Primary keys in DynamoDB and in relational databases bear some similarity, in that they satisfy a uniqueness constraint with an index on top. However, while this is a uniqueness constraint in both databases, in DynamoDB it’s a data distribution strategy as well. The partition key in DynamoDB determines which node is storing the item. Items with the same primary key are stored physically closer to each other. This resembles the behavior of clustered indices on relational databases (such as InnoDB), with the advantage that in DynamoDB you can store data of different types in the same table.

Additionally, in DynamoDB items are stored in sorted order based on the sort key within each partition. This is why startsWith and between operations are so useful and fast in DynamoDB — the data are stored already sorted.

Photo of a DynamoDB table with 3 partitions showing how the data are partitioned by partition key, then sorted in each partition by sort key

Considerations for front end

One of the downsides to using an opinionated data store is that it enforces some of those opinions all the way to the application level, as it is not flexible enough to accommodate new access patterns. One of the common front end tools that I have had to implement at more than one company is a grid of user data with an associated search or filter grid.

Often we would write these grids to use a backend filter feeding values to a query on a relational database, either via a stored procedure with sanitized inputs or an object relational mapping (ORM) function. Depending on the filter or search terms used by the customers, the query would change the WHERE clause to fit the values returned by the customer.

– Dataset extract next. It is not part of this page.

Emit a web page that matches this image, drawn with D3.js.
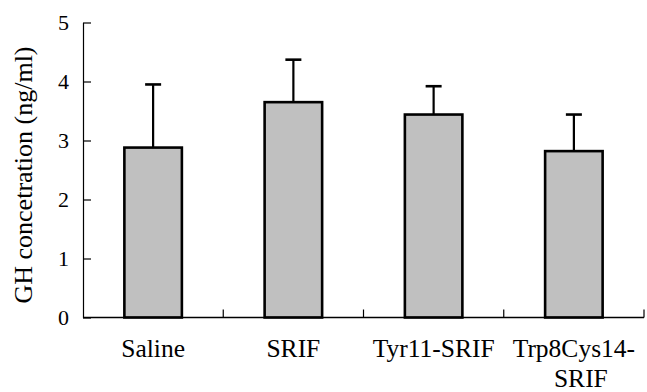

If this table is driven by DynamoDB, however, a backend filter doesn’t really work. DynamoDB does allow filtering on attributes outside of the primary key, but these filters are performed after the query. You would need to pay for the full response of the query, even if you filter to only return a small subset of that query.

Hence the easiest way to implement a table for DynamoDB data is with the sorting and filtering on the client side. Amazon’s internal component system, released publicly as the Cloudscape component system, reveals their preference for the client-side filter approach with its Table component and its associated collection hooks package. If you’re not loading a large amount of data into these tables this and other client-side filter approaches can work very well.

If you did still need to create a search application against that data, you should probably stream to a search-oriented data store, such as OpenSearch. This is one motivation behind DynamoDB zero-ETL integration with OpenSearch, which allows you to use a DynamoDB table as a source for OpenSearch ingestion. Amazon provides a tutorial for creating a search app with OpenSearch. I myself used OpenSearch as the data source for a table view; I might make a tutorial some time for that one.

What if I want to do read-heavy queries or ad hoc queries to support business intelligence or data analytics?

DynamoDB is an example of a nonrelational denormalized OLTP (online transactional processing) database. OLTP databases specialize in transactions — the creation, editing, and deleting of new data, often customer-facing.

Business intelligence and data analytics are tasks better performed with OLAP (online analytical processing) databases. Usually these functions are read heavy, cover a large breadth of data relating to a large number of different customers, and are business-focused (often internal). These data are often used to drive dashboards to communicate to business leadership, with data stored in data lakes (stores of raw data without a set schema) or data warehouses (structured data stores such as Snowflake).

Hence the best way to perform business intelligence or data analytics on DynamoDB data is to extract that data to an OLAP data store. I’ve typically used AWS Glue to perform ETL (extract, transform, and load) on the DynamoDB table into a Data Lake, which I then queried with Amazon Athena. Abishek Roy has an excellent example of how this is done in his blog.

One side benefit of the data lake is that developers can use the data lake, too. In cases where you need to determine which rows to change during a backfill, you can query the data lake to get a list of the affected rows, rather than querying directly against the transactional database. Broad queries like this can require table scans even on relational databases, so the OLAP data store has the advantage of letting you run heavy queries against your data without directly affecting performance for the customers.